We first check that $\mathbf{AC}_{\mathbb{N}, 2}$ holds in sheaves. Suppose $R : \mathbb{N} \times 2 \to \Omega$ is a total relation over an open set $U$. Let $f \in U$. Then restricting $R$ to $U_f$, for each $n \in \mathbb{N}$ we have $U_f = [[ R(n, 0) ]] \cup [[ R(n, 1) ]]$. Hence by the lemma we have either $[[ R(n, 0) ]] = U_f$ or $[[ R(n, 1) ]] = U_f$. Applying countable choice externally gives us a function $c : \mathbb{N} \to 2$ such that $[[ R(n, c(n)) ]] = U_f$, which we can then use to give an internal function over $U_f$. However, $U$ is covered by open sets of the form $U_f$, so we have choice functions everywhere in $U$, as required.

We now show that $\mathbf{AC}_{\mathbb{N}, \mathbb{N}}$ does not hold in the topos. Define $R : \mathbb{N} \times \mathbb{N} \to \Omega$ so that $[[R(n, m)]] = \{ f : \mathbb{N} \to \mathbb{N} \;|\; f(i) \leq m \text{ for } i \leq n \}$. Observe that we do have $\bigcup_{m \in \mathbb{N}} [[R(n, m)]] = \mathbb{N}^\mathbb{N}$ for each $n$, and so this does give a total relation in the topos. Write $d$ for the identity function $\mathbb{N} \to \mathbb{N}$. We will show that there is no open neighbourhood $V$ of $d$ with a choice function for $R$ defined everywhere on $V$. By restricting to $V_d$, we may assume without loss of generality that $V$ is of the form $\{ g \in \mathbb{N}^\mathbb{N} \;|\; g(i) \leq i \text{ for } i \leq n \}$ for some $n$. Suppose that $C$ is a choice function defined on $V$ internally in the topos. Since $V$ is connected, we in fact have an external underlying function $c : \mathbb{N} \to \mathbb{N}$ such that for all $i$ we have $[[ R(i, c(i)) ]] = V$. In particular we have $[[ R(n + 1, c(n + 1)) ]] = V$ for the $n$ above. However, this gives a contradiction, since $[[ R(n + 1, c(n + 1)) ]]$ does not contain the element $g$ of $V$ defined below: $$g(i) := \begin{cases} i & i \leq n \\ c(n + 1) + 1 & \text{otherwise} \end{cases} $$

Hence we have confirmed the topos of sheaves on $\mathbb{N}^\mathbb{N}$ satisfies $\mathbf{AC}_{\mathbb{N}, 2}$ but not $\mathbf{AC}_{\mathbb{N}, \mathbb{N}}$.
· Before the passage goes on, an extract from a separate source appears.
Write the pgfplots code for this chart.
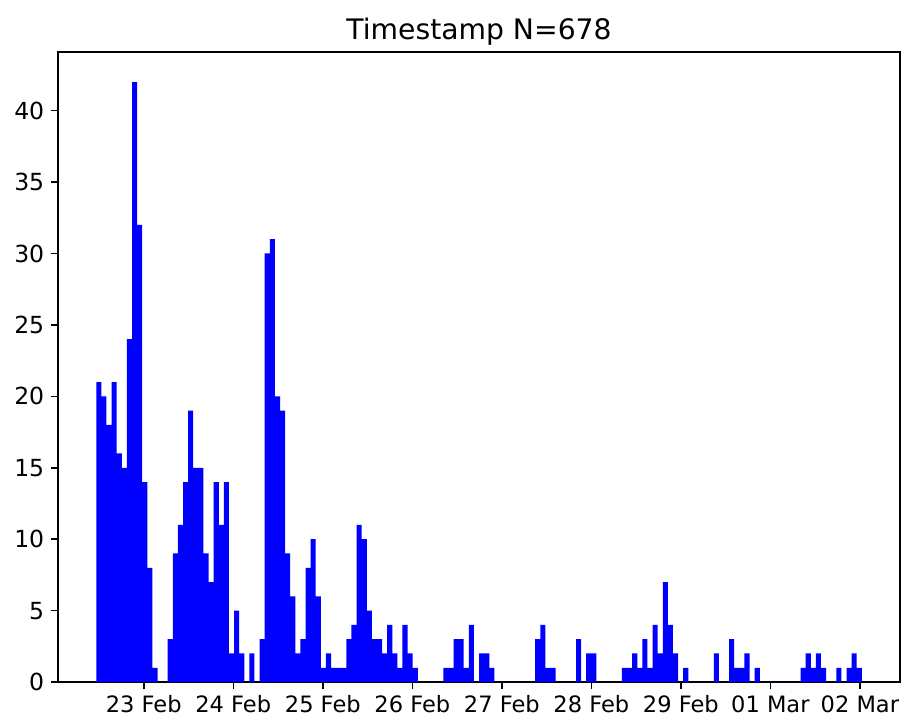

Finally, regarding the implication $\mathbf{AC}_{\mathbb{N}, 2} \Rightarrow \mathbb{R}_c = \mathbb{R}_d$, I'll say the same as Andrej Bauer: I've seen the result before, and I think it's fairly well known, but I can't point to anywhere specific in the literature where it is mentioned.